Working with non-design stakeholders on a design project
The journey of ‘design’ from being an advertising tool to being an essential part of the core product has been phenomenal. Good design is more than just pretty visuals. Its about strategy, interactivity and communication. All of this falls under a single umbrella, called User Experience (UX).
A great UX strategy makes a product smart, interactive and user-friendly. And it has a direct impact on the business ROI (return on investment). This fact has been proven in business terms (data, graphs, charts etc) & the top management can no more ignore the value of UX. However, this top management team, comprising of people who have better understanding of money, excel sheets, numbers & operations (and sometimes about engineering & computers), is not always experienced enough to judge and contribute to design strategy & design processes.
These professionals are, however, possess very valuable information and contribute immensely to the success of the product and the business. So although they may not understand design, their involvement is very important in the product design process. They simply cannot be ignored. This situation is very unhealthy for a designer to design a product.
Many designers are critical about this gap and often lose their patience. However, it is the responsibility of the designer to include non-designer stakeholders in the process and educate them about design, rather than expecting them to develop a great taste & understanding of design startegy overnight.
There are certain steps that a design strategist can follow to build an effective collaboration with his/her non-designer colleagues. This process is illustrated below.
1. Layout a basic plan of how the finished product would be like — list out all product features and communication details. Lets call this “Design V1.0”. This should be the designer/product owner’s vision of the product.
2. Meeting №1 with stakeholders : Spend 1–1 time with each stakeholder and present the product idea. Explain the product from customer’s point of view, not designer’s point of view. Don’t confuse them with technical details of product design, rather ask lots of questions relevant to their field of expertise.
3. List out all of their requirements. Note down the points relevant to the product design and filter out the irrelevant ones. What remains is a content/features-list that cannot be ignored in any case.
4. Compare this list to the original “design version1”. Make relevant modifications to the plan if all the stakeholder requirements are not already incorporated in the original design. Lets call it “Design V2.0”
5. Translate all product requirements into categories such as “product features”, “modules”, “communication” and “design”

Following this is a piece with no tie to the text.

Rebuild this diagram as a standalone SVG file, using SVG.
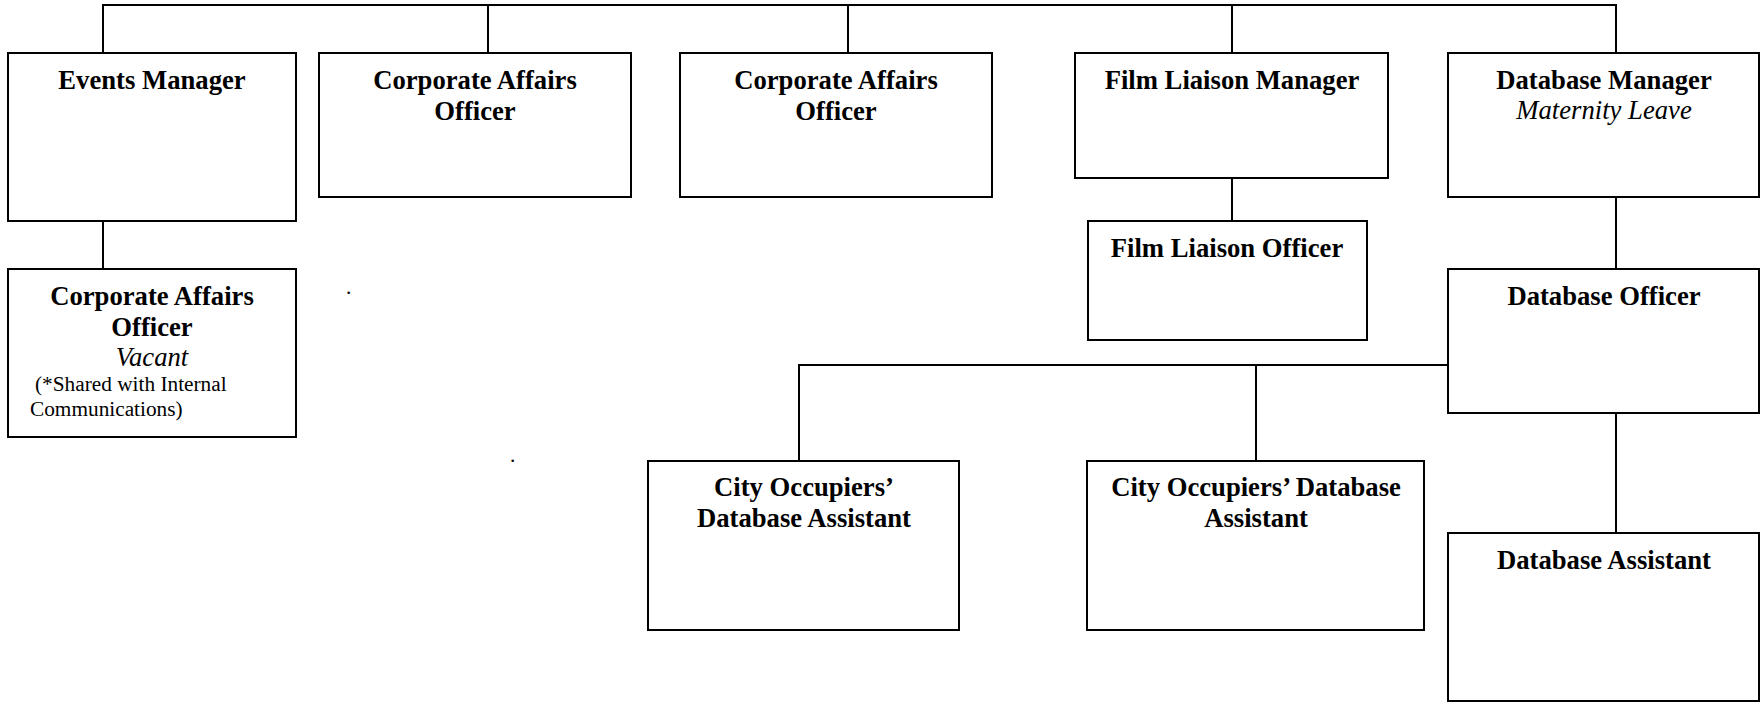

6. Sketch out a basic user journey.
7. Incorporate all the translated reuirements at relevant paths of the user journey of Design V2.0
8. Create information architecture and user flow diagrams from customer-centric perspective
9. Meeting №2 with stakeholders : Meet stakeholders again and present the user flow diagrams and information architecture. Incorporate any necessary input to the plan.
10. Create product wireframes
11. Create prototype
UX is ready. It’s time for UI
At this point, most of the major challenges of the product design can be considered to have been overcome, as the stakeholders are convinced & prototype is successfully tested. It is now time to fill up the wireframes with engaging content, communication and compelling designs.
The visual designing process is fairly simple. Since, not every stakeholder can judge design, most corporates have developed a brand book to make their jobs easy. Brand book is truly God’s gift to non-designers. The visual guidelines are pre-approved, so unless a designer knows how to bend the rules, he/she will most likely face a wall of disagreement towards his designs. Therefore, once again, the designer has to follow the above process to keep the stakeholders involved in the design development.
Illustrated below is the simple process to overcome this challenge smoothly.
12. Create 2–4 design styles and collect plenty of visual references along with pros and cons of each one of them. Stick to the basics of the brand guidelines but take all liberty to experiment within the boundaries. Have logical explainations for each visual inspiration.
13. Meeting №3 with stakeholders : present the designs and get vote/feedback
14. After finalising one design style, make 2–3 layouts with final designs just like the real product will look
15. Present to all stakeholders — this is their last chance to make changes. This step is optional.
16. Create all detailed UI as finished designs
17. Send to development team
That’s it! Designing is not complicated. Its is a very collaborative process, where one just needs to ask questions, understand the answer and create a visual platform where businesses can interact with customers.
Designers often get frustrated about not getting enough freedom to be creative visually. Well, designers inclined to create super creative artwork should either be in advertising/communication or be independent artists. Product design or UX-UI design is for people who think ‘strategy’ but express visually. This doesn’t mean that an advertising designer cannot do UX strategy. Surely not! It just means that each job needs to have a different approach.